Laver won Wimbledon as an amateur in 1961 and 1962. He turned pro in 1963 and consequently was ineligible to play in that tournament from 1963 through 1967. However, in 1968 Wimbledon opened its doors to professionals as well as amateurs. Laver returned and won the tournament in 1968 and 1969. If Laver had been allowed to play from ’63 through ’67, which were his best years as a player, he could very possibly have won Wimbledon nine times!
In any discussion of Laver’s playing style, attention becomes inevitably focused on his exciting groundstrokes. Called the ultimate shotmaker, Laver hit both forehand and backhand with extremely heavy topspin. Since topspin pulls a ball down in flight, Laver was free to hit the ball just about as hard as he could; the topspin would keep the ball in the court. From the baseline, Laver would swing from his heels, taking truly ferocious swipes at the ball. Facing shots that would potentially “blow your head clean off!” (to quote a certain unclean cinematic police detective), when Laver’s opponents approached the net they did so very carefully indeed.
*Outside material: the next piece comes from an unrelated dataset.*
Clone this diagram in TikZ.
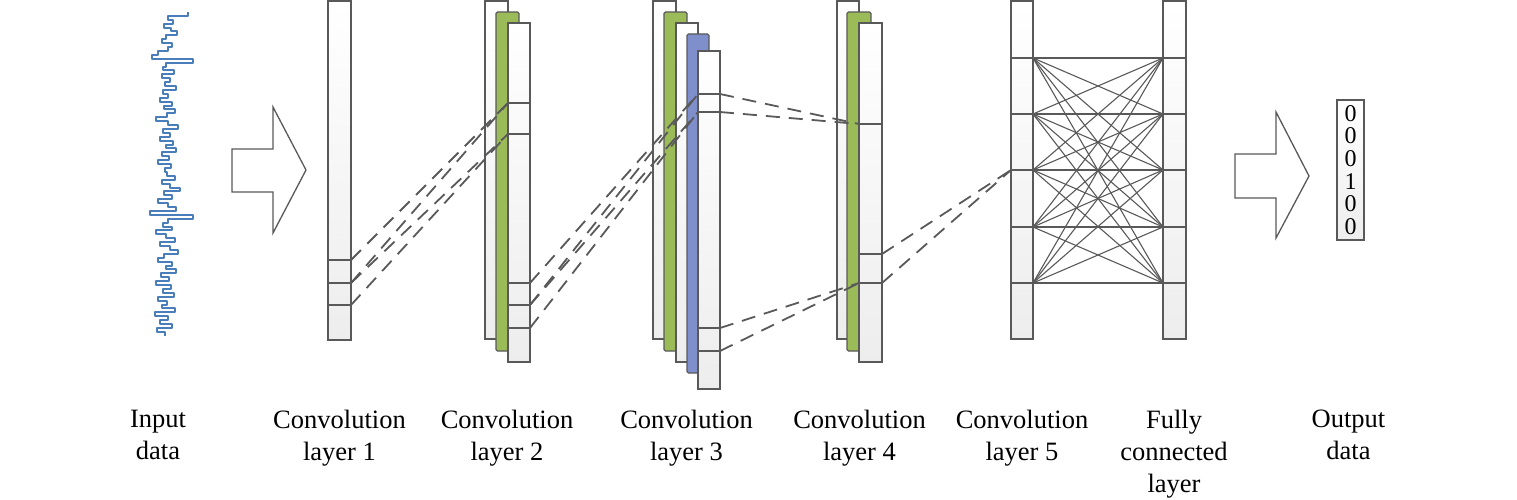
\documentclass[tikz,border=0pt]{standalone}
\usepackage{fontspec}
\setmainfont{Liberation Serif}
\definecolor{linegray}{HTML}{595959}
\definecolor{mygreen}{HTML}{9BBB59}
\definecolor{myblue}{HTML}{7F8FCC}
\definecolor{sigblue}{HTML}{4A7EBB}
\begin{document}
\begin{tikzpicture}[x=1pt,y=-1pt,
  cellbox/.style={draw=linegray, line width=1.2pt, top color=white, bottom color=black!7, inner sep=0pt, outer sep=0pt, anchor=north west},
  greenbox/.style={draw=linegray, line width=1.2pt, fill=mygreen, inner sep=0pt, outer sep=0pt, anchor=north west, rounded corners=1.5pt},
  bluebox/.style={draw=linegray, line width=1.2pt, fill=myblue, inner sep=0pt, outer sep=0pt, anchor=north west, rounded corners=1.5pt},
  divider/.style={draw=linegray, line width=1.2pt},
  conn/.style={draw=linegray, line width=1.8pt, dash pattern=on 14pt off 9pt},
  fcline/.style={draw=linegray, line width=1.1pt},
  bigarrow/.style={draw=linegray, line width=1.3pt, fill=white, line join=miter},
  sig/.style={draw=sigblue, line width=2pt, line join=round},
  lbl/.style={font=\fontsize{26.5}{32}\selectfont, align=center, inner sep=0pt, anchor=north}
]
\useasboundingbox (0,0) rectangle (1517,500);

% input signal
\draw[sig] (188,12) foreach \v [count=\i] in {188,168,173,164,171,177,166,162,172,168,158,152,193,166,163,174,162,170,165,176,163,168,160,172,164,175,167,156,168,178,163,170,160,173,166,176,162,169,158,171,165,167,175,162,170,180,164,172,158,168,176,150,193,168,163,172,156,166,175,160,170,178,164,158,172,166,176,161,169,156,171,163,174,158,167,162,175,155,168,160,172,157,165} { -- (\v,{12+3.9*(\i-1)}) -- (\v,{12+3.9*\i}) };

% arrows
\draw[bigarrow] (232,149) -- (273,149) -- (273,107) -- (306,170) -- (273,233) -- (273,192) -- (232,192) -- cycle;
\draw[bigarrow] (1235,154) -- (1276,154) -- (1276,112) -- (1309,176) -- (1276,238) -- (1276,198) -- (1235,198) -- cycle;

% layer 1
\node[cellbox, minimum width=23pt, minimum height=339pt] (L1) at (328,1) {};
% layer 2
\node[cellbox, minimum width=23pt, minimum height=338pt] (L2a) at (485,1) {};
\node[greenbox, minimum width=23pt, minimum height=339pt] (L2b) at (496,12) {};
\node[cellbox, minimum width=22pt, minimum height=339pt] (L2c) at (508,23) {};
% layer 3
\node[cellbox, minimum width=23pt, minimum height=338pt] (L3a) at (653,1) {};
\node[greenbox, minimum width=23pt, minimum height=339pt] (L3b) at (664,12) {};
\node[cellbox, minimum width=22pt, minimum height=339pt] (L3c) at (676,23) {};
\node[bluebox, minimum width=22pt, minimum height=339pt] (L3d) at (687,34) {};
\node[cellbox, minimum width=22pt, minimum height=338pt] (L3e) at (698,51) {};
% layer 4
\node[cellbox, minimum width=22pt, minimum height=338pt] (L4a) at (837,1) {};
\node[greenbox, minimum width=24pt, minimum height=339pt] (L4b) at (847,12) {};
\node[cellbox, minimum width=23pt, minimum height=339pt] (L4c) at (859,23) {};
% layer 5 and FC
\node[cellbox, minimum width=22pt, minimum height=338pt] (L5) at (1011,1) {};
\node[cellbox, minimum width=23pt, minimum height=338pt] (FC) at (1163,1) {};

% divider coordinates
\foreach \y [count=\k] in {260,283,305} {
  \coordinate (a\k w) at (328,\y); \coordinate (a\k e) at (351,\y);
  \draw[divider] (a\k w) -- (a\k e);
}
\foreach \y [count=\k] in {103,134,283,305,328} {
  \coordinate (b\k w) at (508,\y); \coordinate (b\k e) at (530,\y);
  \draw[divider] (b\k w) -- (b\k e);
}
\foreach \y [count=\k] in {94,112,328,351} {
  \coordinate (c\k w) at (698,\y); \coordinate (c\k e) at (720,\y);
  \draw[divider] (c\k w) -- (c\k e);
}
\foreach \y [count=\k] in {124,254,283} {
  \coordinate (d\k w) at (859,\y); \coordinate (d\k e) at (882,\y);
  \draw[divider] (d\k w) -- (d\k e);
}
\foreach \y [count=\k] in {58,114,170,227,283} {
  \coordinate (e\k w) at (1011,\y); \coordinate (e\k e) at (1033,\y);
  \coordinate (f\k w) at (1163,\y); \coordinate (f\k e) at (1186,\y);
  \draw[divider] (e\k w) -- (e\k e);
  \draw[divider] (f\k w) -- (f\k e);
}

% dashed connectors
\draw[conn] (a1e) -- (b1w);
\draw[conn] (a2e) -- (b1w);
\draw[conn] (a2e) -- (b2w);
\draw[conn] (a3e) -- (b2w);
\draw[conn] (b3e) -- (c1w);
\draw[conn] (b4e) -- (c1w);
\draw[conn] (b4e) -- (c2w);
\draw[conn] (b5e) -- (c2w);
\draw[conn] (c1e) -- (d1w);
\draw[conn] (c2e) -- (d1w);
\draw[conn] (c3e) -- (d3w);
\draw[conn] (c4e) -- (d3w);
\draw[conn] (d2e) -- (e3w);
\draw[conn] (d3e) -- (e3w);

% fully connected lines
\foreach \i in {1,...,5} {
  \foreach \j in {1,...,5} {
    \draw[fcline] (e\i e) -- (f\j w);
  }
}

% output vector
\node[draw=linegray, line width=1.2pt, top color=white, bottom color=black!7, minimum width=27pt, minimum height=140pt, inner sep=0pt, align=center, font=\fontsize{24}{22.6}\selectfont] (out) at (1350.5,170) {0\\0\\0\\1\\0\\0};

% labels
\node[lbl] (t0) at (158,410) {Input\\data};
\node[lbl] (t1) at (339.5,410) {Convolution\\layer 1};
\node[lbl] (t2) at (507,410) {Convolution\\layer 2};
\node[lbl] (t3) at (686.5,410) {Convolution\\layer 3};
\node[lbl] (t4) at (859.5,410) {Convolution\\layer 4};
\node[lbl] (t5) at (1022,410) {Convolution\\layer 5};
\node[lbl] (t6) at (1174,410) {Fully\\connected\\layer};
\node[lbl] (t7) at (1348.5,410) {Output\\data};
\end{tikzpicture}
\end{document}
Moreover, when Laver aimed the ball low over the net the topspin would pull it down sharply just as it crossed the net. As a consequence, Laver was able to obtain astonishing angles for his passing shots, seemingly without regard for how well positioned at the net his opponent might be. Too, when his opponent was entrenched at the net, Laver was also capable of looping the ball over his opponent’s head with a fierce topspin lob that he could hit with equal facility from the forehand or backhand. Laver certainly did not invent the topspin lob but one could well argue that he perfected it.
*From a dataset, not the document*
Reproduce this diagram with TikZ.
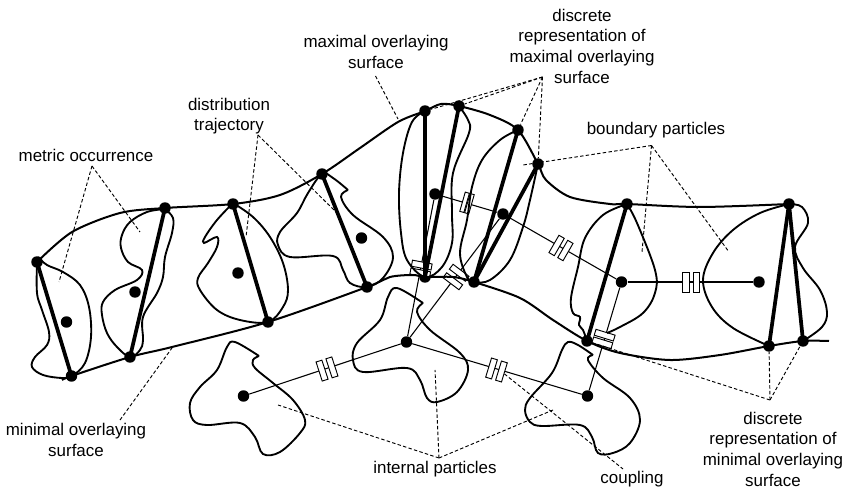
\documentclass[tikz,border=0pt]{standalone}
\usepackage{fontspec}
\setmainfont{Liberation Sans}
\usetikzlibrary{positioning, calc}
\tikzset{
    particle/.style={circle, fill=black, minimum size=8.6pt, inner sep=0pt},
    couplerbox/.style={rectangle, draw, fill=white, line width=0.7pt, minimum height=15pt, inner sep=0pt},
    surfaceline/.style={line width=1.5pt, smooth},
    blobline/.style={line width=1.4pt, smooth, tension=0.6},
    chord/.style={line width=2.8pt},
    linkline/.style={line width=0.8pt},
    leader/.style={line width=0.7pt, dash pattern=on 2.6pt off 1.7pt},
    lbl/.style={font=\fontsize{12.7}{15.5}\selectfont, align=center, inner sep=0pt},
}

\begin{document}
\begin{tikzpicture}[x=0.75pt, y=-0.75pt]
    \useasboundingbox (0,0) rectangle (847,488);

    % particles on the maximal surface
    \node[particle] (top1) at (37,262) {};
    \node[particle] (top2) at (165,208) {};
    \node[particle] (top3) at (233,204) {};
    \node[particle] (top4) at (322,174) {};
    \node[particle] (top5) at (425,111) {};
    \node[particle] (top6) at (459,106) {};
    \node[particle] (top7) at (518,130) {};
    \node[particle] (top8) at (538,164) {};
    \node[particle] (top9) at (627,204) {};
    \node[particle] (top10) at (789,204) {};

    % particles on the minimal surface
    \node[particle] (low1) at (71.5,376) {};
    \node[particle] (low2) at (130,357) {};
    \node[particle] (low3) at (268,322) {};
    \node[particle] (low4) at (367,287) {};
    \node[particle] (low5) at (425,277) {};
    \node[particle] (low6) at (474,282) {};
    \node[particle] (low7) at (587,341) {};
    \node[particle] (low8) at (769,346) {};
    \node[particle] (low9) at (803,341) {};

    % particles inside the occurrences
    \node[particle] (occ1) at (66.5,322) {};
    \node[particle] (occ2) at (135,292) {};
    \node[particle] (occ3) at (238,273) {};
    \node[particle] (occ4) at (361.5,238) {};
    \node[particle] (bnd1) at (435,194) {};
    \node[particle] (bnd2) at (503,214) {};
    \node[particle] (bnd3) at (621.5,282) {};
    \node[particle] (bnd4) at (759,282) {};
    \node[particle] (int1) at (243.5,396) {};
    \node[particle] (int2) at (406.5,342) {};
    \node[particle] (int3) at (587.5,396) {};

    % links between particles
    \draw[linkline] (int1) -- (int2);
    \draw[linkline] (int2) -- (int3);
    \draw[linkline] (int2) -- (bnd1);
    \draw[linkline] (int2) -- (bnd2);
    \draw[linkline] (bnd1) -- (bnd2);
    \draw[linkline] (bnd2) -- (bnd3);
    \draw[linkline] (bnd3) -- (bnd4);
    \draw[linkline] (bnd3) -- (int3);

    % couplings, two boxes on each link
    \foreach \nm/\cx/\cy/\ang/\gap/\bw in {ca/327/369/18/3.9/4.6, cb/496.5/370/-17/3.9/4.6,
        cc/467/203/-16/1.9/3.2, cd/561/248/-30/3.8/4.6, ce/691/282/0/3.8/4.6,
        cf/421/269/79/3/4.6, cg/456/277/53/4/4.6, ch/603.5/339/73/3/4.6} {
        \node[couplerbox, minimum width=\bw pt, rotate=\ang, xshift=-\gap pt] (\nm1) at (\cx,\cy) {};
        \node[couplerbox, minimum width=\bw pt, rotate=\ang, xshift=\gap pt] (\nm2) at (\cx,\cy) {};
    }

    % overlaying surfaces
    \draw[surfaceline] plot coordinates {(top1.center) (72,232) (120,213) (top2.center) (top3.center)
        (280,195) (top4.center) (360,148) (398,122) (top5.center) (441,104) (top6.center) (490,115) (top7.center)
        (top8.center) (546,180) (570,197) (610,204) (top9.center) (700,207) (top10.center)};
    \draw[surfaceline] plot coordinates {(62,380) (low1.center) (low2.center) (172,347) (low3.center) (low4.center)
        (390,277) (413,275) (low5.center) (453,277) (low6.center) (520,298) (553,320) (low7.center)
        (620,353) (670,360) (720,355) (low8.center) (low9.center) (829,341)};

    % metric occurrences
    \draw[blobline] plot coordinates {(38,257) (47,265) (63,272) (80,285) (89,307) (91,337) (85,363) (72,376)
        (62,378) (43,375) (32,367) (35,357) (47,345) (49,332) (42,310) (37,293) (37,263)};
    \draw[blobline] plot coordinates {(165,209) (147,212) (130,222) (122,235) (121,248) (128,262) (142,270) (137,280)
        (115,290) (103,302) (102,315) (107,333) (117,347) (130,357) (140,350) (143,340) (143,317) (157,293)
        (163,277) (165,257) (172,233) (173,218) (165,209)};
    \draw[blobline] plot coordinates {(233,203) (217,220) (205,237) (204,243) (217,237) (217,247) (208,263) (198,278)
        (200,290) (217,310) (240,320) (268,322) (283,307) (288,290) (283,263) (270,237) (253,217) (233,203)};
    \draw[blobline] plot coordinates {(348,190) (333,178) (322,174) (308,193) (297,213) (280,232) (278,245) (290,257)
        (333,256) (343,270) (350,283) (367,287) (383,278) (393,257) (383,237) (353,215) (341,197) (348,190)};
    \draw[blobline] plot coordinates {(425,111) (412,122) (403,153) (399,193) (401,233) (407,260) (425,277) (442,267)
        (452,243) (452,213) (453,173) (469,133) (468,120) (459,106)};
    \draw[blobline] plot coordinates {(518,130) (500,140) (482,160) (472,187) (467,220) (460,253) (467,277) (474,282)
        (490,280) (510,260) (523,227) (530,200) (538,164)};
    \draw[blobline] plot coordinates {(627,204) (603,215) (585,238) (578,267) (571,298) (573,313) (580,317) (579,325)
        (583,330) (587,341)};
    \draw[blobline] plot coordinates {(627,204) (637,223) (655,270) (655,293) (643,313) (620,327) (607,333)};
    \draw[blobline] plot coordinates {(789,204) (760,213) (733,230) (713,253) (703,280) (712,307) (733,328) (769,346)};
    \draw[blobline] plot coordinates {(803,341) (822,327) (827,312) (820,290) (803,268) (795,247) (808,223) (802,207) (789,204)};

    % internal particles outlines
    \draw[blobline] plot coordinates {(259,356) (235,342) (227,347) (217,370) (200,387) (190,403) (193,420) (207,425)
        (240,423) (255,437) (263,454) (280,452) (300,433) (305,420) (293,400) (273,383) (255,368) (253,360) (259,356)};
    \draw[blobline] plot coordinates {(423,303) (397,288) (388,297) (380,320) (357,343) (353,360) (363,372) (407,368)
        (420,380) (427,398) (437,402) (457,392) (468,370) (460,353) (430,330) (417,312) (423,303)};
    \draw[blobline] plot coordinates {(593,355) (578,345) (568,342) (562,350) (552,373) (530,398) (525,410) (530,422) (542,426)
        (580,425) (592,437) (598,453) (613,453) (630,443) (640,420) (630,398) (603,378) (588,360) (593,355)};

    % discrete representation
    \draw[chord] (top1.center) -- (low1.center);
    \draw[chord] (top2.center) -- (low2.center);
    \draw[chord] (top3.center) -- (low3.center);
    \draw[chord] (top4.center) -- (low4.center);
    \draw[chord] (top5.center) -- (low5.center);
    \draw[chord] (top6.center) -- (low5.center);
    \draw[chord] (top7.center) -- (low6.center);
    \draw[chord] (top8.center) -- (low6.center);
    \draw[chord] (top9.center) -- (low7.center);
    \draw[chord] (top10.center) -- (low8.center);
    \draw[chord] (top10.center) -- (low9.center);

    % labels
    \node[lbl] (metricLbl) at (86,155) {metric occurrence};
    \node[lbl] (trajLbl) at (229,116) {distribution\\trajectory};
    \node[lbl] (maxLbl) at (376,52) {maximal overlaying\\surface};
    \node[lbl] (discMaxLbl) at (582,46) {discrete\\representation of\\maximal overlaying\\surface};
    \node[lbl] (boundLbl) at (656,130) {boundary particles};
    \node[lbl] (minLbl) at (76,440) {minimal overlaying\\surface};
    \node[lbl] (intLbl) at (435,469) {internal particles};
    \node[lbl] (couplingLbl) at (632,479) {coupling};
    \node[lbl] (discMinLbl) at (773,449) {discrete\\representation of\\minimal overlaying\\surface};

    % leader lines
    \coordinate (metricApex) at (92,166);
    \coordinate (trajApex) at (258,135);
    \coordinate (discMaxApex) at (542.5,77);
    \coordinate (boundApex) at (651.5,145.5);
    \coordinate (intApex) at (439,458);
    \coordinate (discMinApex) at (770,400);
    \coordinate (maxStart) at (375.5,76);
    \coordinate (maxEnd) at (398,119);
    \coordinate (minStart) at (120,420);
    \coordinate (minEnd) at (172,348);
    \coordinate (couplingEnd) at (623,469);
    \coordinate (metricTip1) at (59,282);
    \coordinate (metricTip2) at (140,232);
    \coordinate (trajTip1) at (246,237);
    \coordinate (trajTip2) at (336,212);
    \coordinate (boundTip1) at (523,165);
    \coordinate (boundTip2) at (642,252);
    \coordinate (boundTip3) at (729,252);
    \coordinate (intTip1) at (278,405);
    \coordinate (intTip2) at (435,370);
    \coordinate (intTip3) at (553,410);

    \draw[leader] (metricApex) -- (metricTip1);
    \draw[leader] (metricApex) -- (metricTip2);
    \draw[leader] (trajApex) -- (trajTip1);
    \draw[leader] (trajApex) -- (trajTip2);
    \draw[leader] (maxStart) -- (maxEnd);
    \draw[leader] (minStart) -- (minEnd);
    \draw[leader] (discMaxApex) -- (top5);
    \draw[leader] (discMaxApex) -- (top6);
    \draw[leader] (discMaxApex) -- (top7);
    \draw[leader] (discMaxApex) -- (top8);
    \draw[leader] (boundApex) -- (boundTip1);
    \draw[leader] (boundApex) -- (boundTip2);
    \draw[leader] (boundApex) -- (boundTip3);
    \draw[leader] (intApex) -- (intTip1);
    \draw[leader] (intApex) -- (intTip2);
    \draw[leader] (intApex) -- (intTip3);
    \draw[leader] (cb2) -- (couplingEnd);
    \draw[leader] (discMinApex) -- (low7);
    \draw[leader] (discMinApex) -- (low8);
    \draw[leader] (discMinApex) -- (low9);

\end{tikzpicture}
\end{document}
Although Laver’s groundstrokes tend to receive the most interest, in truth Laver won most of his points at the net with big, swinging volleys and a ferociously powerful overhead. With regard to overheads, Laver had something of a secret weapon: at 5′ 8″ in height, Laver’s relatively short stature would often cause opponents to misjudge his vulnerability to a lob, particularly when he would belly up close to the net, which he very much liked to do. However, Laver could backpedal almost as fast as he could run forward and consequently it was not so easy to lob over his head. On numerous occasions, believing Laver too close to the net, an opponent would try to flick a quick lob over Laver’s head, whereupon Laver would backpedal frantically, leap high at the last possible second, and smash an overhead winner.
Most tennis experts claim that the weakest aspect of Laver’s game was his serve. Weighing slightly under 150 pounds, Laver served with reasonable but certainly not overpowering pace. Nevertheless, and particularly on a fast court, Laver’s serve was very effective. A left-handed player, Laver’s primary service weapon was a left-handed slice that came in fast, skidded low, and curved away from what would be a right-handed opponent’s backhand side. Since most players are right-handed, and since most players have a weaker backhand than forehand, the majority of Laver’s opponents found his serve very difficult to handle.
Of course, against another left-hander things were not as easy. Nevertheless, in that case Laver used, very effectively, a powerful twist serve that would bounce in the opposite direction – to a left-handed opponent’s backhand.
It will probably never be possible to say, with complete certainty, that this player or that player was the greatest of all time. Nevertheless, what can be said with complete certainty is that, in any such debate, Rod Laver will always have his own fiercely supportive advocates.
Rod Laver was inducted into the International Tennis Hall of Fame in Newport, Rhode Island, in 1981.